June 2, 2017

Dominique Briggins

NYC Creates Stability for Fast Food Employees

On Tuesday, New York City Mayor Bill de Blasio signed into law new rules bringing greater security and stability for men and women working in the fast-food industry.

In recent decades, profitable fast-food giants and retail outlets grant the women and men who make them so successful too few hours on too little notice. Working people who experience unpredictable schedules and insufficient work hours struggle to plan their lives, stay on a budget, make ends meet, and be there for their loved ones.

The new laws will deal with these problems by ensuring that fast-food corporations operating in New York City provide cashiers, cooks and servers two weeks advanced notice of their schedules. To help disincentivize fast-food companies assigning consecutive closing and opening shifts (“clopenings,”) the law stipulates that employers must give sufficient rest time between shifts. The rules also put in place protections against companies forcing people to come into work at the very last minute (on-call scheduling).

In the new rules, New York City outlaws on-call schedules for anyone working at any retail or food-service establishment with 20 or more employees. This law builds on the work of the New York Attorney General’s office to stop companies from using abusive on-call schedules that require employees to keep their lives on hold for schedules they may never be assigned to nor compensated for.

The reforms also create a pathway for more people to earn full-time hours, mandating that fast-food employers offer additional work hours to existing part-time staff before making new hires. In the absence of such a law, many retailers and restaurants have refused to create the family-sustaining, full-time jobs that working people need. Despite massive profits, some companies string their employees along in part-time work, promising but rarely granting enough hours for them to make a living.

The set of New York City laws also allow people working in fast food to designate a part of their paychecks to a non-profit organization of their choosing, recognizing that fast-food workers often engage with nonprofit organizations that support their goals to drive change in their industry and better their conditions. This innovative policy gives working people a say in ensuring that the city enforces these reforms.
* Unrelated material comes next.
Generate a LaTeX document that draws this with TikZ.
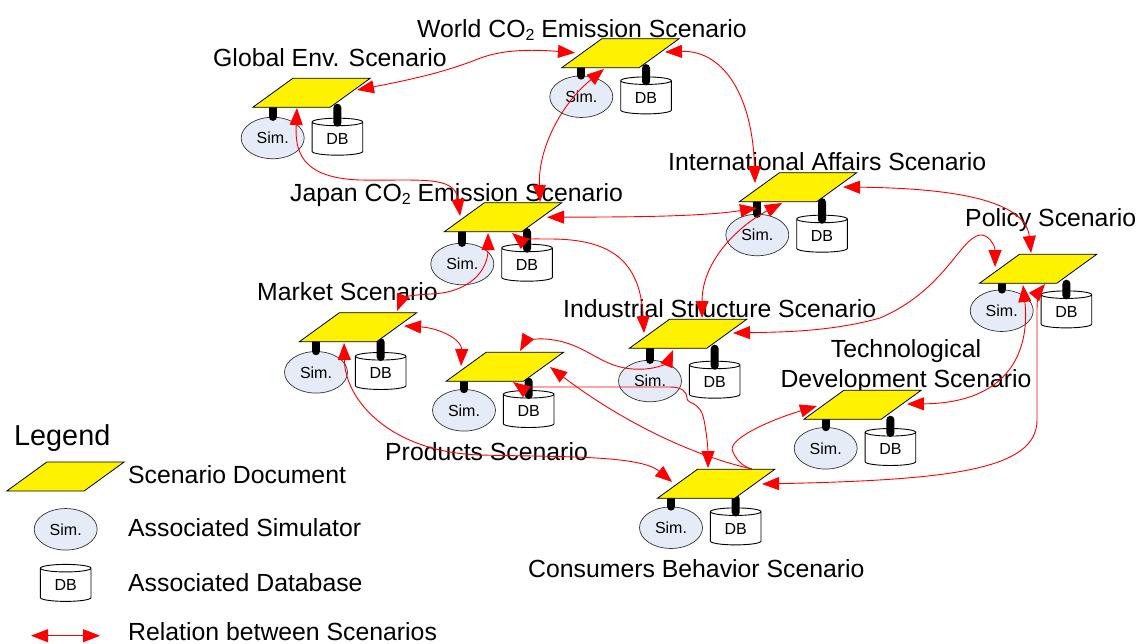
\documentclass[tikz,border=0pt]{standalone}
\usepackage{fontspec}
\setmainfont{Liberation Sans}
\usetikzlibrary{shapes.geometric,arrows.meta}
\pgfdeclarelayer{bg}
\pgfsetlayers{bg,main}
\tikzset{
  para/.style={trapezium,trapezium left angle=44.5,trapezium right angle=135.5,trapezium stretches=true,
    draw=black,line width=.8pt,fill=yellow,minimum width=117.5pt,minimum height=29pt,inner sep=0pt},
  simn/.style={ellipse,draw=black!80,line width=.7pt,fill=simblue,minimum width=63pt,minimum height=41.5pt,inner sep=0pt,
    font=\fontsize{16}{16}\selectfont},
  dbn/.style={cylinder,shape border rotate=90,shape aspect=0.34,draw=black,line width=.9pt,fill=white,
    minimum width=50.6pt,minimum height=37pt,inner sep=0pt,font=\fontsize{16}{16}\selectfont},
  stub/.style={line width=8pt,line cap=round,black},
  rel/.style={red,line width=.9pt,arrows={Triangle[length=17pt,width=13pt]-Triangle[length=17pt,width=13pt]}},
  relone/.style={red,line width=.9pt,arrows={Triangle[length=17pt,width=13pt]-}},
  lab/.style={anchor=base west,inner sep=0pt,font=\fontsize{24.8}{30.6}\selectfont},
}
\definecolor{simblue}{HTML}{E6ECF7}
\newcommand\scen[5]{%
  \node[para] (#1) at (#2+58.75,#3-14.5) {\phantom{x}};
  \begin{pgfonlayer}{bg}
    \node[simn] (#1s) at (#4,#5) {Sim.};
    \node[dbn] (#1d) at (#4+64.7,#5+0.8) {\raisebox{-1.5pt}{DB}};
    \draw[stub] (#1.south -| #1s.center) -- (#1s.north);
    \draw[stub] (#1.south -| #1d.center) -- ([yshift=-5pt]#1d.north);
  \end{pgfonlayer}
}
\newcommand\subtwo{\raisebox{-3.5pt}{\fontsize{16}{16}\selectfont 2}}
\begin{document}
\begin{tikzpicture}[x=1pt,y=-1pt]
\useasboundingbox (0,0) rectangle (1137,643);
% labels
\node[lab] (tgl) at (213,66) {Global Env. Scenario};
\node[lab] (two) at (417,37) {World CO\subtwo{} Emission Scenario};
\node[lab] (tja) at (290,201) {Japan CO\subtwo{} Emission Scenario};
\node[lab] (tia) at (668,170.7) {International Affairs Scenario};
\node[lab] (tpo) at (965,226) {Policy Scenario};
\node[lab] (tis) at (563,317) {Industrial Structure Scenario};
\node[lab] (tma) at (257,300.7) {Market Scenario};
\node[lab] (tpr) at (385,460) {Products Scenario};
\node[lab,anchor=center,align=center] (tte) at (906,366) {Technological\\Development Scenario};
\node[lab] (tco) at (528,577) {Consumers Behavior Scenario};
% scenarios
\scen{gl}{252.7}{107.3}{272.7}{138}
\scen{wo}{561.7}{67.7}{581.3}{96.7}
\scen{ja}{444.3}{231.7}{462.3}{264}
\scen{ia}{739.3}{201.7}{757.3}{235}
\scen{po}{979.3}{283.3}{1001.7}{310.7}
\scen{is}{629.3}{348.3}{650}{381}
\scen{ma}{299.3}{341.7}{316}{372.3}
\scen{pr}{446}{381.3}{464}{410.3}
\scen{te}{803.7}{419.3}{825.7}{448.3}
\scen{co}{657.3}{498.3}{671}{527.7}
% connectors hidden behind the Consumers document
\begin{pgfonlayer}{bg}
\draw[relone] ([shift={(-45.5,1.2)}]te.center) .. controls (770,420) and (725,440) .. (733,452) .. controls (737,462) and (745,467) .. ([shift={(36,-14.5)}]co.center);
\draw[relone] ([shift={(45.3,0.2)}]pr.center) .. controls (620,420) and (690,455) .. ([shift={(36,-14.8)}]co.center);
\end{pgfonlayer}
% connectors
\draw[rel] ([shift={(45.5,-2.8)}]gl.center) .. controls (420,78) and (450,70) .. (478,59) .. controls (505,48) and (540,50) .. ([shift={(-45.5,-0.5)}]wo.center);
\draw[rel] ([shift={(-16.5,15.8)}]wo.center) .. controls (560,105) and (538,150) .. ([shift={(37,-15.2)}]ja.center);
\draw[rel] ([shift={(44.5,-1.2)}]wo.center) .. controls (720,50) and (752,90) .. ([shift={(-43,-4.2)}]ia.center);
\draw[rel] ([shift={(-14.5,15.2)}]gl.center) .. controls (295,150) and (300,178) .. (360,180) .. controls (420,181) and (455,175) .. ([shift={(-43,-1.2)}]ja.center);
\draw[rel] ([shift={(44,0)}]ja.center) .. controls (620,217) and (700,217) .. ([shift={(-41,20.8)}]ia.center);
\draw[rel] ([shift={(9,15.8)}]ja.center) .. controls (518,238) and (530,239) .. (550,239) .. controls (610,239) and (640,260) .. ([shift={(-44,-0.8)}]is.center);
\draw[rel] ([shift={(-15,15.8)}]ja.center) .. controls (488,270) and (470,293) .. (430,294) .. controls (410,295) and (402,298) .. ([shift={(39,-16.2)}]ma.center);
\draw[rel] ([shift={(-16,15.8)}]ia.center) .. controls (740,225) and (702,260) .. ([shift={(14,-15.8)}]is.center);
\draw[rel] ([shift={(45,-0.2)}]ia.center) .. controls (930,188) and (1025,195) .. ([shift={(-7,-15.8)}]po.center);
\draw[rel] ([shift={(-43,-1.8)}]po.center) .. controls (995,245) and (988,234) .. (980,235) .. controls (960,238) and (945,290) .. (880,318) .. controls (830,332) and (780,332) .. ([shift={(45,-0.8)}]is.center);
\draw[rel] ([shift={(-15,16.2)}]po.center) .. controls (1030,350) and (1010,403) .. ([shift={(44.5,-0.8)}]te.center);
\draw[rel] ([shift={(7,15.2)}]po.center) .. controls (1040,290) and (1037,295) .. (1037,310) -- (1037,420) .. controls (1037,470) and (950,480) .. ([shift={(46,0.2)}]co.center);
\draw[rel] ([shift={(15.3,-15.8)}]pr.center) .. controls (525,342) and (535,338) .. (545,339) .. controls (590,342) and (600,372) .. (645,369) .. controls (660,368) and (668,362) .. ([shift={(-15,16.2)}]is.center);
\draw[rel] ([shift={(8.3,15.2)}]pr.center) .. controls (520,387) and (525,387) .. (535,387) -- (670,387) .. controls (682,387) and (687,392) .. (687,398) .. controls (687,405) and (700,400) .. (704,420) .. controls (707,435) and (708,450) .. ([shift={(-8,-15.8)}]co.center);
\draw[rel] ([shift={(46,-1.2)}]ma.center) .. controls (440,328) and (462,340) .. ([shift={(-43.7,-0.8)}]pr.center);
\draw[rel] ([shift={(-14,15.8)}]ma.center) .. controls (345,400) and (390,452) .. (480,455) .. controls (560,457) and (640,455) .. ([shift={(-44,-1.8)}]co.center);
% legend
\node[lab,font=\fontsize{28.8}{30}\selectfont] (tleg) at (14,445) {Legend};
\node[para] (lp) at (65.45,476.5) {\phantom{x}};
\node[simn] (ls) at (65.7,529.3) {Sim.};
\node[dbn] (ld) at (65.7,585) {\raisebox{-1.5pt}{DB}};
\coordinate (la) at (31,635.7);
\coordinate (lb) at (100,635.7);
\draw[rel] (la) -- (lb);
\node[lab] (t1) at (128,483.3) {Scenario Document};
\node[lab] (t2) at (128,536.7) {Associated Simulator};
\node[lab] (t3) at (128,591.7) {Associated Database};
\node[lab] (t4) at (128,640) {Relation between Scenarios};
\end{tikzpicture}
\end{document}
The non-profit provision may also strengthen the ability of working people to advocate for legal protections the next time corporate America comes up with a way to make their lives and working conditions more difficult in the name of extra profits.

The scheduling improvements are all the more important given the hostile climate with conservatives across the country scheming to take away bedrock protections for working people. Members of SEIU 32BJ, Fast Food Forward, RWDSU, the Retail Action Project, A Better Balance, Make the Road, the Community Service Society of New York and ALIGN were among those leading the charge for the New York City Council to pursue these new standards. Commented 32BJ President Hector Figueroa this week, “As the Trump Administration and Republicans in Washington are pushing legislation and regulation that is disastrous for working people, we have been proud to be part of the resistance standing with New York City fast-food workers in the fight for good jobs.”

The momentum to ensure working people in this country can secure better hours and better lives is building. The Big Apple is the fourth and largest city to establish standards improving work schedules in recent years. In 2014, Jobs With Justice San Francisco led the way in campaigning for San Francisco to enact the first comprehensive package of scheduling rules to ensure working people have a better chance to provide for their families.  In 2016, Seattle, Emeryville, and San Jose, CA also passed laws to combat unstable and unpredictable work schedules. Working people and community activists are organizing to pursue similar campaigns in Massachusetts, Oregon, Rhode Island, Connecticut, Minnesota, North Carolina, New Jersey, Washington, D.C., Texas, and elsewhere.